** Start of Entries **

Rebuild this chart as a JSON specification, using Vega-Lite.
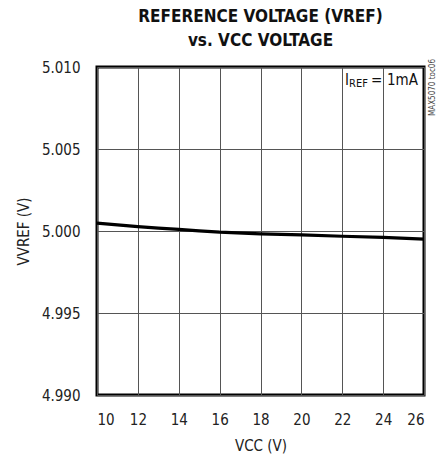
{
  "$schema": "https://vega.github.io/schema/vega-lite/v6.json",
  "width": 327,
  "height": 328,
  "autosize": {"type": "none"},
  "padding": {"left": 97, "top": 67, "right": 16, "bottom": 62},
  "background": "white",
  "config": {
    "font": "DejaVu Sans Condensed, Roboto, sans-serif",
    "view": {"stroke": "black", "strokeWidth": 3},
    "axis": {"labelFont": "DejaVu Sans Condensed, Roboto, sans-serif", "titleFont": "DejaVu Sans Condensed, Roboto, sans-serif", "labelColor": "#222", "titleColor": "#222", "titleFontWeight": "normal"}
  },
  "title": {
    "text": ["REFERENCE VOLTAGE (VREF)", "vs. VCC VOLTAGE"],
    "font": "DejaVu Sans Condensed, Roboto, sans-serif",
    "fontSize": 17,
    "fontWeight": "bold",
    "color": "#111",
    "anchor": "middle",
    "offset": 9,
    "lineHeight": 24
  },
  "data": {
    "values": [
      {"vcc": 10, "vref": 5.00048},
      {"vcc": 11, "vref": 5.00037},
      {"vcc": 12, "vref": 5.00027},
      {"vcc": 13, "vref": 5.00018},
      {"vcc": 14, "vref": 5.00010},
      {"vcc": 15, "vref": 5.00001},
      {"vcc": 16, "vref": 4.99993},
      {"vcc": 18, "vref": 4.99983},
      {"vcc": 20, "vref": 4.99976},
      {"vcc": 22, "vref": 4.99968},
      {"vcc": 24, "vref": 4.99961},
      {"vcc": 26, "vref": 4.99950}
    ]
  },
  "layer": [
    {
      "mark": {"type": "line", "color": "black", "strokeWidth": 3.2},
      "encoding": {
        "x": {
          "field": "vcc", "type": "quantitative",
          "scale": {"domain": [10, 26], "nice": false},
          "axis": {"values": [10, 12, 14, 16, 18, 20, 22, 24, 26], "title": "VCC (V)", "grid": true, "gridColor": "#555", "gridWidth": 1, "gridOpacity": 1, "domain": false, "ticks": false, "labelFontSize": 15, "labelPadding": 17, "titleFontSize": 15, "titlePadding": 11}
        },
        "y": {
          "field": "vref", "type": "quantitative",
          "scale": {"domain": [4.99, 5.01], "nice": false, "zero": false},
          "axis": {"values": [4.99, 4.995, 5.0, 5.005, 5.01], "format": ".3f", "title": "VVREF (V)", "grid": true, "gridColor": "#555", "gridWidth": 1, "gridOpacity": 1, "domain": false, "ticks": false, "labelFontSize": 15, "labelPadding": 17, "titleFontSize": 15, "titlePadding": 10}
        }
      }
    },
    {
      "data": {"values": [{"x": 26, "y": 5.01, "label": "I"}]},
      "mark": {"type": "text", "align": "left", "baseline": "top", "dx": -79, "dy": 6, "fontSize": 15, "color": "#111"},
      "encoding": {
        "x": {"field": "x", "type": "quantitative"},
        "y": {"field": "y", "type": "quantitative"},
        "text": {"field": "label"}
      }
    },
    {
      "data": {"values": [{"x": 26, "y": 5.01, "label": "REF"}]},
      "mark": {"type": "text", "align": "left", "baseline": "top", "dx": -75, "dy": 11, "fontSize": 11, "color": "#111"},
      "encoding": {
        "x": {"field": "x", "type": "quantitative"},
        "y": {"field": "y", "type": "quantitative"},
        "text": {"field": "label"}
      }
    },
    {
      "data": {"values": [{"x": 26, "y": 5.01, "label": "="}]},
      "mark": {"type": "text", "align": "left", "baseline": "top", "dx": -53, "dy": 6, "fontSize": 15, "color": "#111"},
      "encoding": {
        "x": {"field": "x", "type": "quantitative"},
        "y": {"field": "y", "type": "quantitative"},
        "text": {"field": "label"}
      }
    },
    {
      "data": {"values": [{"x": 26, "y": 5.01, "label": "1mA"}]},
      "mark": {"type": "text", "align": "left", "baseline": "top", "dx": -37, "dy": 6, "fontSize": 15, "color": "#111"},
      "encoding": {
        "x": {"field": "x", "type": "quantitative"},
        "y": {"field": "y", "type": "quantitative"},
        "text": {"field": "label"}
      }
    },
    {
      "data": {"values": [{"x": 26, "y": 5.01, "label": "MAX5070 toc06"}]},
      "mark": {"type": "text", "align": "right", "baseline": "middle", "angle": 270, "dx": 8, "dy": 9, "fontSize": 8, "color": "#444"},
      "encoding": {
        "x": {"field": "x", "type": "quantitative"},
        "y": {"field": "y", "type": "quantitative"},
        "text": {"field": "label"}
      }
    }
  ]
}
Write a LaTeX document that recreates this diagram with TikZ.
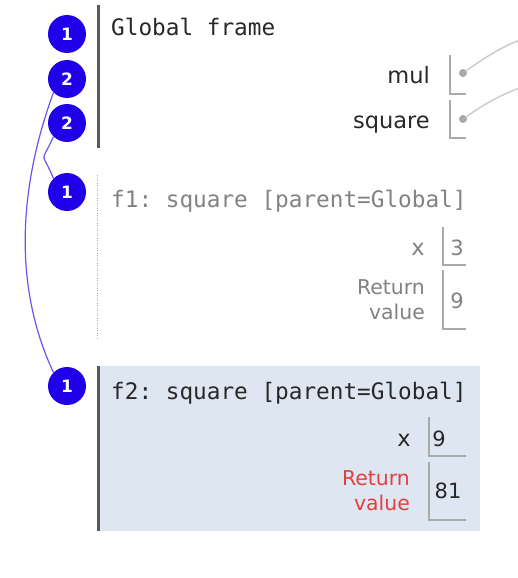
\documentclass[tikz,border=0pt]{standalone}
\usepackage{fontspec}
\setmainfont{DejaVu Sans}
\setmonofont{DejaVu Sans Mono}
\definecolor{blueC}{RGB}{32,0,232}
\definecolor{linkC}{RGB}{105,85,240}
\definecolor{darkT}{RGB}{40,40,40}
\definecolor{grayT}{RGB}{130,130,130}
\definecolor{boxC}{RGB}{170,170,170}
\definecolor{ptrC}{RGB}{205,205,205}
\definecolor{bgC}{RGB}{222,230,242}
\definecolor{redC}{RGB}{228,62,62}
\definecolor{barC}{RGB}{90,90,90}
\begin{document}
\begin{tikzpicture}[x=1pt,y=-1pt,
  badge/.style={circle, fill=blueC, minimum size=38pt, inner sep=0pt, text=white,
    font=\fontsize{17}{17}\selectfont\bfseries},
  ftitle/.style={anchor=base west, inner sep=0pt, font=\ttfamily\fontsize{22.7}{27}\selectfont},
  varname/.style={anchor=base east, inner sep=0pt, font=\fontsize{22.5}{27}\selectfont},
  retlabel/.style={anchor=east, inner sep=0pt, align=right, font=\fontsize{20.4}{25}\selectfont},
  valtext/.style={anchor=base, inner sep=0pt, font=\fontsize{21}{24}\selectfont},
  boxline/.style={draw=boxC, line width=1.3pt},
  link/.style={draw=linkC, line width=1.2pt},
  ptrdot/.style={circle, fill=boxC, minimum size=8pt, inner sep=0pt},
  ptr/.style={draw=ptrC, line width=1.5pt},
  bar/.style={draw=barC, line width=3pt}
]
\useasboundingbox[fill=white] (0,0) rectangle (518,578);
\clip (0,0) rectangle (518,578);

% f2 background
\fill[bgC] (98,366) rectangle (480,531);

% frame bars
\draw[bar] (98,5) -- (98,148);
\draw[draw=boxC, line width=1pt, dash pattern=on 1pt off 1.5pt] (97,175) -- (97,340);
\draw[bar] (98,366) -- (98,531);

% titles
\node[ftitle, text=darkT] (gtitle) at (111,36) {Global frame};
\node[ftitle, text=grayT] (f1title) at (111,207) {f1: square [parent=Global]};
\node[ftitle, text=darkT] (f2title) at (111,399) {f2: square [parent=Global]};

% global variables
\node[varname, text=darkT] (mul) at (430,84) {mul};
\node[varname, text=darkT] (square) at (430,128) {square};
\draw[boxline] (450,55) -- (450,94) -- (466,94);
\draw[boxline] (450,100) -- (450,138) -- (466,138);
\node[ptrdot] (muldot) at (463,73) {};
\node[ptrdot] (sqdot) at (463,119) {};
\coordinate (mulend) at (530,36);
\coordinate (sqend) at (530,84);
\draw[ptr] (muldot) to[out=35,in=200] (mulend);
\draw[ptr] (sqdot) to[out=35,in=200] (sqend);

% f1 variables
\node[varname, text=grayT] (f1x) at (425,255) {x};
\draw[boxline] (443,227) -- (443,265) -- (466,265);
\node[valtext, text=grayT] (f1xv) at (457,255) {3};
\node[retlabel, text=grayT] (f1ret) at (425,300) {Return\\value};
\draw[boxline] (443,270) -- (443,329) -- (466,329);
\node[valtext, text=grayT] (f1rv) at (457,308) {9};

% f2 variables
\node[varname, text=darkT] (f2x) at (411,446) {x};
\draw[boxline] (429,417) -- (429,456) -- (466,456);
\node[valtext, text=darkT] (f2xv) at (439,446) {9};
\node[retlabel, text=redC] (f2ret) at (410,491) {Return\\value};
\draw[boxline] (429,462) -- (429,520) -- (466,520);
\node[valtext, text=darkT] (f2rv) at (448,498) {81};

% badges
\node[badge] (b1) at (67,34) {1};
\node[badge] (b2a) at (67,79) {2};
\node[badge] (b2b) at (67,123) {2};
\node[badge] (b1f1) at (67,192) {1};
\node[badge] (b1f2) at (67,386) {1};

% links
\draw[link] (b2a.south west) to[out=250,in=115,looseness=0.9] (b1f2.north west);
\draw[link] (b2b.south west) to[out=246,in=112,looseness=2] (b1f1.north west);
\end{tikzpicture}
\end{document}
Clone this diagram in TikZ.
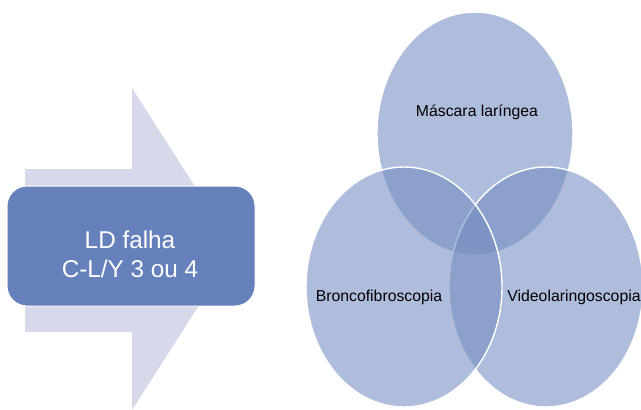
\documentclass[tikz,border=0pt]{standalone}
\usepackage{fontspec}
\setmainfont{Liberation Sans}
\usetikzlibrary{shapes.geometric}
\definecolor{arrowcol}{HTML}{D5D9E9}
\definecolor{boxcol}{HTML}{6680BB}
\definecolor{venncol}{HTML}{718AC0}
\tikzset{
  vennset/.style={fill=venncol, fill opacity=0.56, draw=white, line width=1.4pt},
  vennlabel/.style={font=\fontsize{15.8}{18}\selectfont, text=black, inner sep=0pt},
  boxtext/.style={font=\fontsize{24.3}{29}\selectfont, text=white, align=center, inner sep=0pt}
}
\begin{document}
\begin{tikzpicture}[x=1pt,y=-1pt]
\useasboundingbox (0,0) rectangle (641,410);
% big background arrow
\fill[arrowcol] (25,169) -- (132,169) -- (132,88) -- (235,249) -- (132,410) -- (132,332) -- (25,332) -- cycle;
% rounded box
\node[draw=white, line width=1pt, fill=boxcol, rounded corners=20pt, minimum width=248pt, minimum height=120pt, inner sep=0pt] (box) at (131,246) {};
\node[boxtext] (boxlabel) at (130,254.5) {LD falha\\C-L/Y 3 ou 4};
% Venn ellipses
\path[vennset] (475,133.5) ellipse [x radius=98, y radius=121.5];
\path[vennset] (546,287) ellipse [x radius=97, y radius=120];
\path[vennset] (404,287) ellipse [x radius=98, y radius=120];
\node[vennlabel] (mascara) at (477,112) {Máscara laríngea};
\node[vennlabel] (bronco) at (379,297) {Broncofibroscopia};
\node[vennlabel] (video) at (574,297) {Videolaringoscopia};
\end{tikzpicture}
\end{document}
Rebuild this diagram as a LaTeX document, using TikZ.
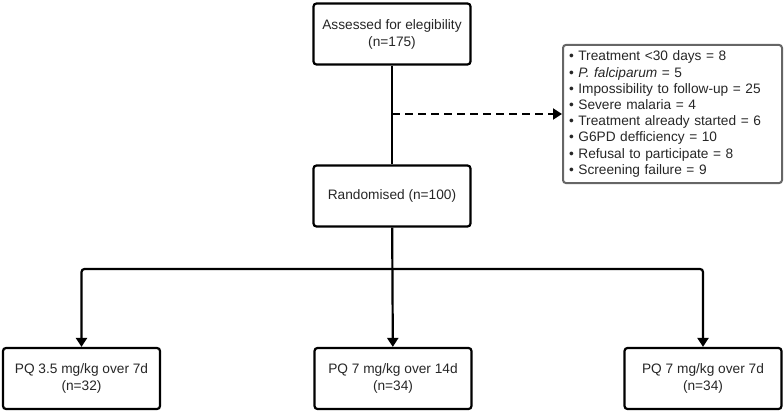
\documentclass[tikz,border=0pt]{standalone}
\usepackage{fontspec}
\setmainfont{Liberation Sans}
\usetikzlibrary{arrows.meta}

\tikzset{
    box/.style={draw, line width=2.2pt, rounded corners=3pt, minimum width=157pt,
        minimum height=61pt, align=center, text=black!85,
        font=\fontsize{13.7}{17}\selectfont},
    conn/.style={line width=2.2pt},
    arr/.style={conn, -{Triangle[length=9pt,width=11pt]}},
    exclbox/.style={draw=black!60, line width=2pt, rounded corners=3pt,
        minimum width=219pt, minimum height=136pt, text width=207pt, align=left,
        inner sep=6pt, text=black!85, font=\fontsize{13.7}{16.2}\selectfont}
}

\begin{document}
\begin{tikzpicture}[x=1pt, y=-1pt]
    \useasboundingbox (0,0) rectangle (784,411);

    % boxes
    \node[box] (assessed) at (392,34) {Assessed for elegibility\\(n=175)};
    \node[box] (rand) at (392,196) {Randomised (n=100)};
    \node[box] (armA) at (81.5,378.5) {PQ 3.5 mg/kg over 7d\\(n=32)};
    \node[box] (armB) at (393,378.5) {PQ 7 mg/kg over 14d\\(n=34)};
    \node[box] (armC) at (703,378.5) {PQ 7 mg/kg over 7d\\(n=34)};

    % exclusions
    \node[exclbox] (excl) at (672.5,114) {%
        \textbullet{} Treatment <30 days = 8\\
        \textbullet{} \textit{P. falciparum} = 5\\
        \textbullet{} Impossibility to follow-up = 25\\
        \textbullet{} Severe malaria = 4\\
        \textbullet{} Treatment already started = 6\\
        \textbullet{} G6PD defficiency = 10\\
        \textbullet{} Refusal to participate = 8\\
        \textbullet{} Screening failure = 9};

    % connectors
    \draw[conn] (assessed) -- (rand);
    \coordinate (excl-in) at (assessed.south |- excl.west);
    \draw[arr, line width=2pt, dash pattern=on 8pt off 5pt] (excl-in) -- (excl.west);

    \coordinate (split) at (392,269);
    \draw[arr] (rand) -- (armB);
    \draw[arr, rounded corners=3pt] (split) -| (armA);
    \draw[arr, rounded corners=3pt] (split) -| (armC);
\end{tikzpicture}
\end{document}
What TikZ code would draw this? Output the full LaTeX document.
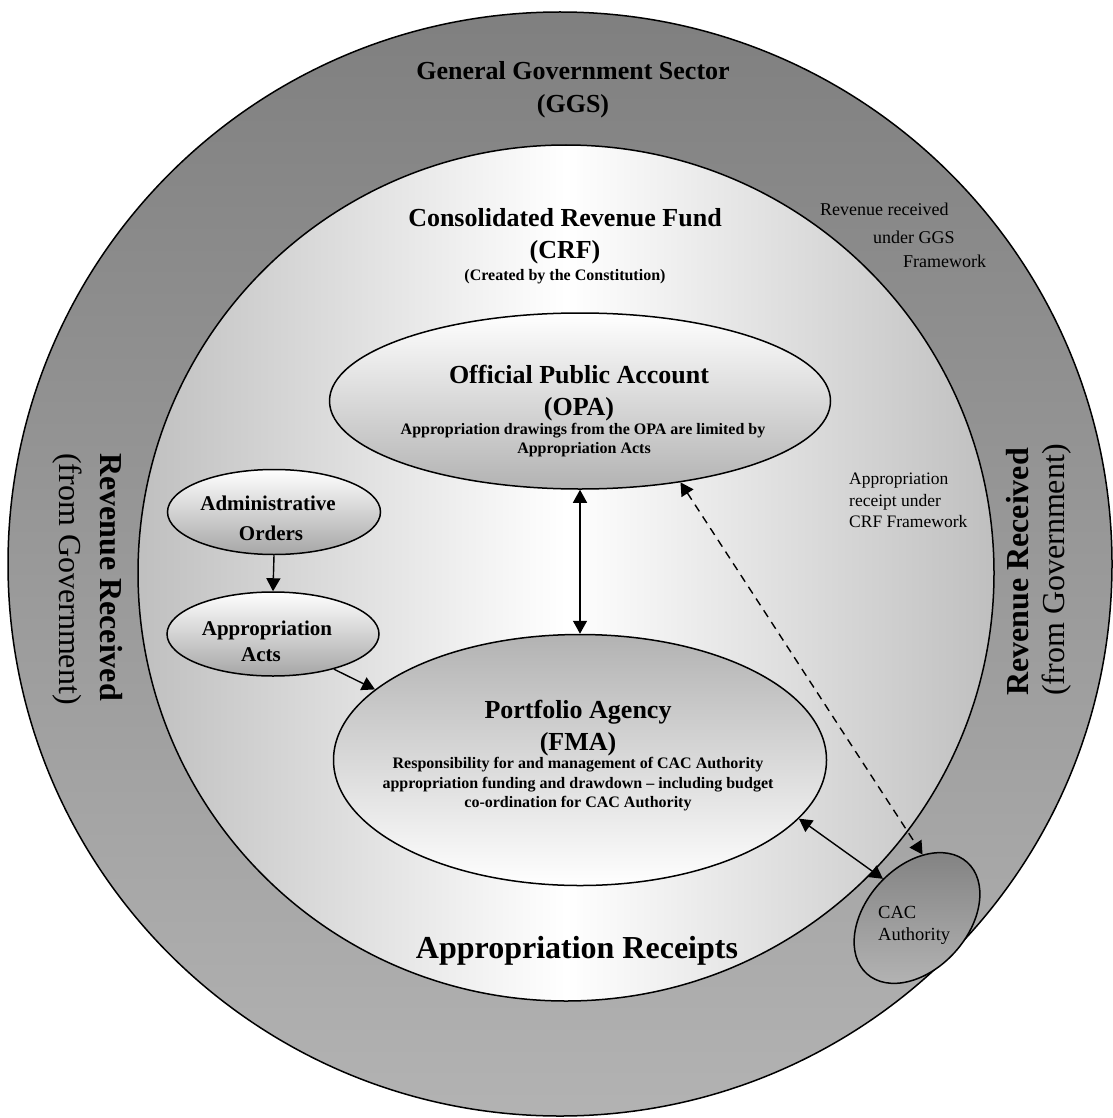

** End of Entries **

From the listing above, pick out each line where the word "using" appears.

Rebuild this chart as a JSON specification, using Vega-Lite.
Rebuild this diagram as a LaTeX document, using TikZ.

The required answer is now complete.